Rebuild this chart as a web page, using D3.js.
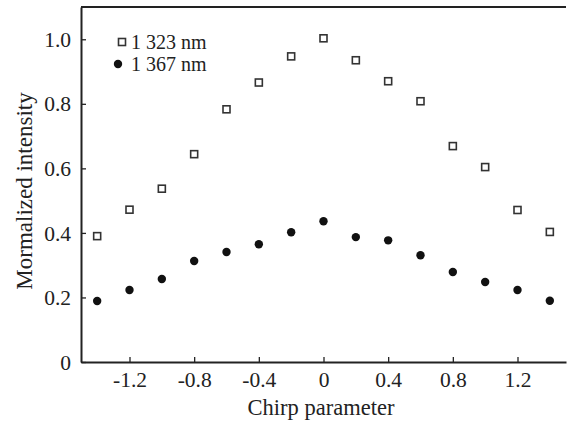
<!DOCTYPE html>
<html>
<head>
<meta charset="utf-8">
<script src="https://cdn.jsdelivr.net/npm/d3@7"></script>
</head>
<body style="margin:0; background:#fff">
<svg id="chart" width="571" height="422"></svg>
<script>
// chirp parameter values
let chirp = [-1.4, -1.2, -1.0, -0.8, -0.6, -0.4, -0.2, 0, 0.2, 0.4, 0.6, 0.8, 1.0, 1.2, 1.4];
// normalized intensity, 1 323 nm (open squares)
let i1323 = [0.39, 0.472, 0.537, 0.644, 0.783, 0.866, 0.947, 1.003, 0.935, 0.87, 0.808, 0.669, 0.604, 0.471, 0.403];
// normalized intensity, 1 367 nm (filled circles)
let i1367 = [0.189, 0.223, 0.257, 0.313, 0.341, 0.365, 0.402, 0.436, 0.387, 0.377, 0.331, 0.279, 0.248, 0.223, 0.19];
let xTicks = [-1.2, -0.8, -0.4, 0, 0.4, 0.8, 1.2];
let yTicks = [0, 0.2, 0.4, 0.6, 0.8, 1.0];
let legendLabels = ["1 323 nm", "1 367 nm"];

let serif = "'Liberation Serif'";
let svg = d3.select("#chart");
let plotLeft = 81, plotRight = 566, plotTop = 7, plotBottom = 362;

let x = d3.scaleLinear().domain([-1.5, 1.5]).range([plotLeft, plotRight]);
let y = d3.scaleLinear().domain([0, 1.1]).range([plotBottom, plotTop]);

// axes, ticks pointing inward
let fmt = d => d === 0 ? "0" : d3.format(".1f")(d).replace("−", "-");
let xAxis = d3.axisBottom(x).tickValues(xTicks).tickSizeInner(-5).tickSizeOuter(0).tickFormat(fmt);
let yAxis = d3.axisLeft(y).tickValues(yTicks).tickSizeInner(-5).tickSizeOuter(0).tickFormat(fmt);

let gx = svg.append("g").attr("transform", "translate(0," + plotBottom + ")").call(xAxis);
let gy = svg.append("g").attr("transform", "translate(" + plotLeft + ",0)").call(yAxis);

[gx, gy].forEach(g => {
  g.select(".domain").attr("stroke", "#222").attr("stroke-width", 2);
  g.selectAll(".tick line").attr("stroke", "#222").attr("stroke-width", 1.3);
  g.selectAll(".tick text").style("font-family", serif).attr("font-size", 21.5).attr("fill", "#222");
});
gx.selectAll(".tick text").attr("dy", null).attr("y", 25);
gy.selectAll(".tick text").attr("x", -10).attr("dy", "0.33em");

// top frame line
svg.append("line")
  .attr("x1", plotLeft).attr("x2", plotRight)
  .attr("y1", plotTop).attr("y2", plotTop)
  .attr("stroke", "#222").attr("stroke-width", 2);

// 1 323 nm squares
svg.append("g").selectAll("rect")
  .data(chirp)
  .join("rect")
  .attr("x", (d, i) => x(d) - 3.5)
  .attr("y", (d, i) => y(i1323[i]) - 3.5)
  .attr("width", 7).attr("height", 7)
  .attr("fill", "#fff").attr("stroke", "#333").attr("stroke-width", 1.6);

// 1 367 nm circles
svg.append("g").selectAll("circle")
  .data(chirp)
  .join("circle")
  .attr("cx", d => x(d))
  .attr("cy", (d, i) => y(i1367[i]))
  .attr("r", 4.2)
  .attr("fill", "#111");

// legend
let lg = svg.append("g");
lg.append("rect").attr("x", 118.5).attr("y", 38.5).attr("width", 7).attr("height", 7)
  .attr("fill", "#fff").attr("stroke", "#333").attr("stroke-width", 1.6);
lg.append("circle").attr("cx", 118).attr("cy", 64).attr("r", 4.2).attr("fill", "#111");
lg.selectAll("text")
  .data(legendLabels)
  .join("text")
  .attr("x", 131)
  .attr("y", (d, i) => 48.5 + i * 22.5)
  .style("font-family", serif)
  .attr("font-size", 20)
  .attr("fill", "#222")
  .text(d => d);

// axis titles
svg.append("text")
  .attr("x", 321).attr("y", 415)
  .attr("text-anchor", "middle")
  .style("font-family", serif)
  .attr("font-size", 22.5)
  .attr("fill", "#222")
  .text("Chirp parameter");

svg.append("text")
  .attr("transform", "translate(32,191) rotate(-90)")
  .attr("text-anchor", "middle")
  .style("font-family", serif)
  .attr("font-size", 23)
  .attr("fill", "#222")
  .text("Mormalized intensity");
</script>
</body>
</html>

+ + +

Take the listing above and print it exactly, apart from the pictures.

Rebuild this chart as a web page, using D3.js.
<!DOCTYPE html>
<html>
<head>
<meta charset="utf-8">
<script src="https://cdn.jsdelivr.net/npm/d3@7"></script>
</head>
<body style="margin:0; background:#fff">
<svg id="chart" width="571" height="422"></svg>
<script>
// chirp parameter values
let chirp = [-1.4, -1.2, -1.0, -0.8, -0.6, -0.4, -0.2, 0, 0.2, 0.4, 0.6, 0.8, 1.0, 1.2, 1.4];
// normalized intensity, 1 323 nm (open squares)
let i1323 = [0.39, 0.472, 0.537, 0.644, 0.783, 0.866, 0.947, 1.003, 0.935, 0.87, 0.808, 0.669, 0.604, 0.471, 0.403];
// normalized intensity, 1 367 nm (filled circles)
let i1367 = [0.189, 0.223, 0.257, 0.313, 0.341, 0.365, 0.402, 0.436, 0.387, 0.377, 0.331, 0.279, 0.248, 0.223, 0.19];
let xTicks = [-1.2, -0.8, -0.4, 0, 0.4, 0.8, 1.2];
let yTicks = [0, 0.2, 0.4, 0.6, 0.8, 1.0];
let legendLabels = ["1 323 nm", "1 367 nm"];

let serif = "'Liberation Serif'";
let svg = d3.select("#chart");
let plotLeft = 81, plotRight = 566, plotTop = 7, plotBottom = 362;

let x = d3.scaleLinear().domain([-1.5, 1.5]).range([plotLeft, plotRight]);
let y = d3.scaleLinear().domain([0, 1.1]).range([plotBottom, plotTop]);

// axes, ticks pointing inward
let fmt = d => d === 0 ? "0" : d3.format(".1f")(d).replace("−", "-");
let xAxis = d3.axisBottom(x).tickValues(xTicks).tickSizeInner(-5).tickSizeOuter(0).tickFormat(fmt);
let yAxis = d3.axisLeft(y).tickValues(yTicks).tickSizeInner(-5).tickSizeOuter(0).tickFormat(fmt);

let gx = svg.append("g").attr("transform", "translate(0," + plotBottom + ")").call(xAxis);
let gy = svg.append("g").attr("transform", "translate(" + plotLeft + ",0)").call(yAxis);

[gx, gy].forEach(g => {
  g.select(".domain").attr("stroke", "#222").attr("stroke-width", 2);
  g.selectAll(".tick line").attr("stroke", "#222").attr("stroke-width", 1.3);
  g.selectAll(".tick text").style("font-family", serif).attr("font-size", 21.5).attr("fill", "#222");
});
gx.selectAll(".tick text").attr("dy", null).attr("y", 25);
gy.selectAll(".tick text").attr("x", -10).attr("dy", "0.33em");

// top frame line
svg.append("line")
  .attr("x1", plotLeft).attr("x2", plotRight)
  .attr("y1", plotTop).attr("y2", plotTop)
  .attr("stroke", "#222").attr("stroke-width", 2);

// 1 323 nm squares
svg.append("g").selectAll("rect")
  .data(chirp)
  .join("rect")
  .attr("x", (d, i) => x(d) - 3.5)
  .attr("y", (d, i) => y(i1323[i]) - 3.5)
  .attr("width", 7).attr("height", 7)
  .attr("fill", "#fff").attr("stroke", "#333").attr("stroke-width", 1.6);

// 1 367 nm circles
svg.append("g").selectAll("circle")
  .data(chirp)
  .join("circle")
  .attr("cx", d => x(d))
  .attr("cy", (d, i) => y(i1367[i]))
  .attr("r", 4.2)
  .attr("fill", "#111");

// legend
let lg = svg.append("g");
lg.append("rect").attr("x", 118.5).attr("y", 38.5).attr("width", 7).attr("height", 7)
  .attr("fill", "#fff").attr("stroke", "#333").attr("stroke-width", 1.6);
lg.append("circle").attr("cx", 118).attr("cy", 64).attr("r", 4.2).attr("fill", "#111");
lg.selectAll("text")
  .data(legendLabels)
  .join("text")
  .attr("x", 131)
  .attr("y", (d, i) => 48.5 + i * 22.5)
  .style("font-family", serif)
  .attr("font-size", 20)
  .attr("fill", "#222")
  .text(d => d);

// axis titles
svg.append("text")
  .attr("x", 321).attr("y", 415)
  .attr("text-anchor", "middle")
  .style("font-family", serif)
  .attr("font-size", 22.5)
  .attr("fill", "#222")
  .text("Chirp parameter");

svg.append("text")
  .attr("transform", "translate(32,191) rotate(-90)")
  .attr("text-anchor", "middle")
  .style("font-family", serif)
  .attr("font-size", 23)
  .attr("fill", "#222")
  .text("Mormalized intensity");
</script>
</body>
</html>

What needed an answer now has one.